AI Data Cleaning Assistant
by deedeepratiwi
A production-style app that automates messy CSV cleanup: upload a file, profile it, generate AI-backed cleaning steps, apply deterministic transformations, and download a cleaned dataset with a human-readable report. Turns a repetitive, error-prone task into a repeatable pipeline with tests, an API, and Cloud Run deployment. LLM acts as planner, cleaning engine is deterministic for reliability.
An AI-powered data cleaning assistant that accepts CSV or Excel via web UI or API, analyzes dataset structure and data quality issues, generates cleaning suggestions using intelligent detection, and applies transformations deterministically. You get a cleaned dataset plus a human-readable report of what changed.
Why it's useful: Raw tabular data is often messy: inconsistent column names, missing values, mixed types, duplicates. This project turns that into a repeatable pipeline: the LLM acts as a planner (suggesting what to do), while the cleaning engine is deterministic and testable. The repo includes unit tests, integration tests, E2E tests (Playwright), OpenAPI-first design, Docker, and deployment to Google Cloud Run.

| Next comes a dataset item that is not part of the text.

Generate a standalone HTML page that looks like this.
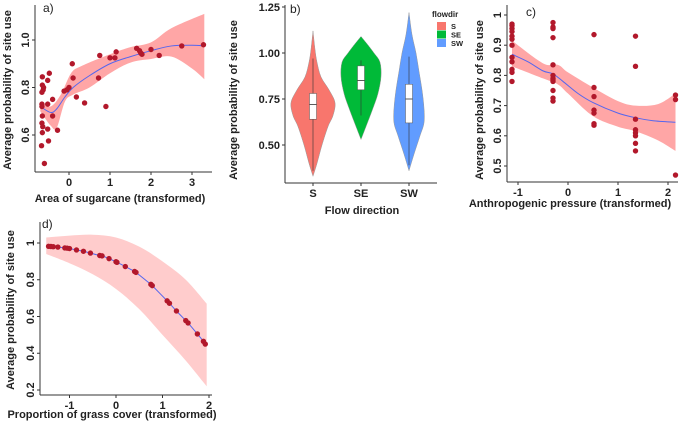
<!DOCTYPE html>
<html><head><meta charset="utf-8"><style>
body{margin:0;background:#fff;width:685px;height:422px;overflow:hidden}
svg{font-family:"Liberation Sans",sans-serif}
.tk{font-size:11px;font-weight:bold;fill:#222}
.tt{font-size:11px;font-weight:bold;fill:#222}
</style></head><body>
<svg id="s" width="685" height="422"></svg>
<script>
// Panel a data
const aX=[-0.65,-0.65,-0.63,-0.66,-0.62,-0.66,-0.66,-0.65,-0.66,-0.64,-0.65,-0.67,-0.6,-0.52,-0.48,-0.52,-0.52,-0.5,-0.4,-0.4,-0.28,-0.12,-0.05,0.0,0.08,0.1,0.18,0.38,0.72,0.75,0.9,1.0,1.12,1.15,1.65,1.72,1.75,1.78,2.0,2.2,2.75,3.28];
const aY=[0.845,0.81,0.79,0.78,0.8,0.73,0.72,0.68,0.65,0.635,0.61,0.555,0.48,0.83,0.86,0.73,0.625,0.575,0.75,0.68,0.62,0.785,0.79,0.8,0.9,0.84,0.76,0.735,0.84,0.935,0.72,0.925,0.925,0.95,0.965,0.955,0.945,0.94,0.96,0.935,0.975,0.98];
const aLx=[-0.7,-0.45,-0.3,-0.1,0.1,0.5,1,1.5,2,2.5,3,3.3];
const aLy=[0.72,0.695,0.71,0.76,0.8,0.85,0.9,0.93,0.955,0.975,0.978,0.975];
const aUx=[-0.7,-0.45,-0.2,0.05,0.3,1,1.5,2,2.5,3.3];
const aUy=[0.74,0.72,0.77,0.86,0.89,0.94,0.97,0.99,1.05,1.11];
const aBx=[-0.7,-0.45,-0.3,-0.1,0.1,0.5,1,1.5,2,2.5,3,3.3];
const aBy=[0.70,0.64,0.63,0.74,0.77,0.8,0.86,0.905,0.92,0.93,0.88,0.835];
const aXt=[0,1,2,3], aYt=[0.6,0.8,1.0], aYl=["0.6","0.8","1.0"];
// Panel b data
const bCats=["S","SE","SW"];
const bColors=["#f8766d","#00ba38","#619cff"];
const bLev=[[0.33,0.4,0.5,0.6,0.66,0.73,0.8,0.87,0.95,1.02,1.12],[0.53,0.6,0.7,0.78,0.87,0.95,1.0,1.05,1.09],[0.36,0.45,0.55,0.62,0.7,0.8,0.9,1.0,1.1,1.22]];
const bDen=[[0,4,9,15,20,22,16,8,4,2,0],[0,5,12,17,20,19,13,6,0],[0,5,11,15,15,13,10,7,3,0]];
const bQ1=[0.64,0.80,0.62],bMed=[0.72,0.85,0.75],bQ3=[0.78,0.93,0.83],bLo=[0.36,0.66,0.39],bHi=[0.97,0.96,0.98];
const bYt=[0.5,0.75,1.0,1.25],bYl=["0.50","0.75","1.00","1.25"];
// Panel c data
const cX=[-1.12,-1.12,-1.12,-1.12,-1.12,-1.12,-1.12,-1.12,-1.12,-1.12,-1.12,-1.12,-0.3,-0.3,-0.3,-0.3,-0.3,-0.3,-0.3,-0.3,-0.3,-0.3,-0.3,-0.3,0.52,0.52,0.52,0.52,0.52,0.52,0.52,1.35,1.35,1.35,1.35,1.35,1.35,1.35,1.35,2.15,2.15,2.15];
const cY=[0.97,0.965,0.955,0.945,0.93,0.92,0.9,0.86,0.845,0.82,0.81,0.78,0.975,0.96,0.955,0.925,0.835,0.8,0.79,0.785,0.78,0.75,0.725,0.715,0.935,0.76,0.73,0.685,0.675,0.64,0.635,0.93,0.83,0.655,0.62,0.61,0.6,0.575,0.55,0.735,0.72,0.47];
const cLx=[-1.12,-0.8,-0.5,-0.3,-0.1,0.2,0.5,1,1.35,1.7,2.15];
const cLy=[0.87,0.845,0.815,0.805,0.78,0.74,0.71,0.675,0.66,0.65,0.645];
const cUx=[-1.12,-0.5,-0.2,0,0.5,1,1.35,1.8,2.15];
const cUy=[0.915,0.84,0.835,0.81,0.76,0.715,0.7,0.705,0.74];
const cBx=[-1.12,-0.5,-0.2,0,0.5,1,1.35,1.8,2.15];
const cBy=[0.83,0.79,0.77,0.74,0.665,0.63,0.615,0.585,0.55];
const cXt=[-1,0,1,2],cYt=[0.5,0.6,0.7,0.8,0.9,1],cYl=["0.5","0.6","0.7","0.8","0.9","1"];
// Panel d data
const dX=[-1.45,-1.4,-1.35,-1.25,-1.1,-1.05,-1.0,-0.85,-0.7,-0.55,-0.35,-0.3,-0.15,0.0,0.02,0.2,0.4,0.43,0.75,0.78,1.1,1.15,1.3,1.5,1.55,1.75,1.88,1.92];
const dY=[0.982,0.981,0.98,0.978,0.973,0.972,0.97,0.962,0.955,0.945,0.932,0.93,0.915,0.898,0.895,0.872,0.845,0.84,0.775,0.768,0.685,0.672,0.63,0.578,0.565,0.505,0.465,0.45];
const dUx=[-1.5,-1,-0.5,0,0.5,1,1.5,1.95],dUy=[1.03,1.04,1.045,1.03,0.98,0.9,0.8,0.67];
const dBx=[-1.5,-1,-0.5,0,0.5,1,1.5,1.95],dBy=[0.94,0.89,0.83,0.75,0.64,0.5,0.36,0.22];
const dXt=[-1,0,1,2],dYt=[0.2,0.4,0.6,0.8,1],dYl=["0.2","0.4","0.6","0.8","1"];

const S=document.getElementById('s');const NS='http://www.w3.org/2000/svg';
function el(t,a,txt){const e=document.createElementNS(NS,t);for(const k in a)e.setAttribute(k,a[k]);if(txt!==undefined)e.textContent=txt;S.appendChild(e);return e;}
function lin(d0,d1,p0,p1){return v=>p0+(v-d0)/(d1-d0)*(p1-p0);}
function smooth(P){let d='';for(let i=0;i<P.length-1;i++){const p0=P[Math.max(0,i-1)],p1=P[i],p2=P[i+1],p3=P[Math.min(P.length-1,i+2)];
 if(i===0)d+='M'+p1[0]+','+p1[1];
 d+='C'+(p1[0]+(p2[0]-p0[0])/6)+','+(p1[1]+(p2[1]-p0[1])/6)+' '+(p2[0]-(p3[0]-p1[0])/6)+','+(p2[1]-(p3[1]-p1[1])/6)+' '+p2[0]+','+p2[1];}return d;}
function axes(L,B,R,T,xs,ys,xt,xl,yt,yl,name,xRot,yRot){
  let e=el('line',{x1:L,y1:T,x2:L,y2:B,stroke:'#333','stroke-width':1});
  
  e=el('line',{x1:L,y1:B,x2:R,y2:B,stroke:'#333','stroke-width':1});
  
  xt.forEach((v,i)=>{el('line',{x1:xs(v),y1:B,x2:xs(v),y2:B+3,stroke:'#333'});
    e=el('text',{x:xs(v),y:B+14,'text-anchor':'middle',class:'tk'},xl[i]);
    });
  yt.forEach((v,i)=>{el('line',{x1:L-3,y1:ys(v),x2:L,y2:ys(v),stroke:'#333'});
    if(yRot){e=el('text',{x:0,y:0,transform:`translate(${L-6},${ys(v)}) rotate(-90)`,'text-anchor':'middle',class:'tk'},yl[i]);}
    else{e=el('text',{x:L-5,y:ys(v)+4,'text-anchor':'end',class:'tk'},yl[i]);}
    });
}
function band(xs,ys,ux,uy,bx,by,name,col){
  const U=ux.map((v,i)=>[xs(v),ys(uy[i])]);const Bp=bx.map((v,i)=>[xs(v),ys(by[i])]).reverse();
  let d=smooth(U)+'L'+smooth(Bp).slice(1)+'Z';
  const e=el('path',{d:d,fill:col||'#f88','fill-opacity':0.75,stroke:'none'});
  
}
function line(xs,ys,X,Y,name){
  const e=el('path',{d:smooth(X.map((v,i)=>[xs(v),ys(Y[i])])),fill:'none',stroke:'#5566ee','stroke-width':1});
  
}
function pts(xs,ys,X,Y,name,r){X.forEach((v,i)=>{const e=el('circle',{cx:xs(v),cy:ys(Y[i]),r:r||2.7,fill:'#b2182b'});
  });}
function ttl(x,y,t,rot,name){const e=el('text',rot?{x:0,y:0,transform:`translate(${x},${y}) rotate(-90)`,'text-anchor':'middle',class:'tt'}:{x:x,y:y,'text-anchor':'middle',class:'tt'},t);
  }
function plab(x,y,t,name){const e=el('text',{x:x,y:y,'font-size':12,fill:'#222'},t);}

// Panel a
{const xs=lin(0,3,69,192),ys=lin(0.6,1.0,135,40);
band(xs,ys,aUx,aUy,aBx,aBy,'panel-a');line(xs,ys,aLx,aLy,'panel-a');pts(xs,ys,aX,aY,'panel-a');
axes(35,172,212,5,xs,ys,aXt,aXt.map(String),aYt,aYl,'panel-a',0,1);
ttl(120,202,'Area of sugarcane (transformed)',0,'panel-a-x-title');ttl(11,90,'Average probability of site use',1,'panel-a-y-title');
plab(43,12,'a)','panel-a-label');}
// Panel b
{const xs=lin(0,2,313,409),ys=lin(0.5,1.0,145,53);
bCats.forEach((c,i)=>{const cx=xs(i);
 const R=bLev[i].map((v,j)=>[cx+bDen[i][j],ys(v)]);const Lf=bLev[i].map((v,j)=>[cx-bDen[i][j],ys(v)]).reverse();
 let d=smooth(R)+'L'+smooth(Lf).slice(1)+'Z';
 let e=el('path',{d:d,fill:bColors[i],stroke:'#999','stroke-width':0.5});
 
 e=el('line',{x1:cx,y1:ys(bLo[i]),x2:cx,y2:ys(bHi[i]),stroke:'#333','stroke-width':0.6});
 
 e=el('rect',{x:cx-3.5,y:ys(bQ3[i]),width:7,height:ys(bQ1[i])-ys(bQ3[i]),fill:'#fff',stroke:'#555','stroke-width':0.5});
 
 e=el('line',{x1:cx-3.5,y1:ys(bMed[i]),x2:cx+3.5,y2:ys(bMed[i]),stroke:'#333','stroke-width':0.8});
 });
axes(285,183,437,5,xs,ys,[0,1,2],bCats,bYt,bYl,'panel-b',0,0);
ttl(362,214,'Flow direction',0,'panel-b-x-title');ttl(237,100,'Average probability of site use',1,'panel-b-y-title');
plab(290,13,'b)','panel-b-label');
let e=el('text',{x:432,y:17,'font-size':8,'font-weight':'bold',fill:'#222'},'flowdir');
bCats.forEach((c,i)=>{let r=el('rect',{x:437,y:22+i*8.5,width:9,height:8,fill:bColors[i]});
 let t=el('text',{x:451,y:29+i*8.5,'font-size':7.5,'font-weight':'bold',fill:'#222'},c);});}
// Panel c
{const xs=lin(-1,2,518,668),ys=lin(0.5,1.0,166,15);
band(xs,ys,cUx,cUy,cBx,cBy,'panel-c');line(xs,ys,cLx,cLy,'panel-c');pts(xs,ys,cX,cY,'panel-c');
axes(507,182,678,5,xs,ys,cXt,cXt.map(String),cYt,cYl,'panel-c',0,1);
ttl(570,207,'Anthropogenic pressure (transformed)',0,'panel-c-x-title');ttl(483,100,'Average probability of site use',1,'panel-c-y-title');
plab(526,16,'c)','panel-c-label');}
// Panel d
{const xs=lin(0,2,116,209),ys=lin(0.2,1.0,390,243);
band(xs,ys,dUx,dUy,dBx,dBy,'panel-d','#fbb');line(xs,ys,dX,dY,'panel-d');pts(xs,ys,dX,dY,'panel-d');
axes(40,395,212,222,xs,ys,dXt,dXt.map(String),dYt,dYl,'panel-d',0,1);
ttl(112,418,'Proportion of grass cover (transformed)',0,'panel-d-x-title');ttl(14,310,'Average probability of site use',1,'panel-d-y-title');
plab(42,228,'d)','panel-d-label');}
</script>
</body></html>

Features: Column standardization (snake_case), non-value detection (ERROR/UNKNOWN → NaN), string normalization, smart type casting (numeric, datetime), duplicate removal, null handling, ID-column protection. The system uses MCP-style boundaries: structured JSON in/out between the LLM and the execution layer.
Tech stack: FastAPI (Python), React + TypeScript, OpenAI-compatible LLM, Pandas, SQLite/Postgres, OpenAPI, Docker, GitHub Actions, GCP Cloud Run.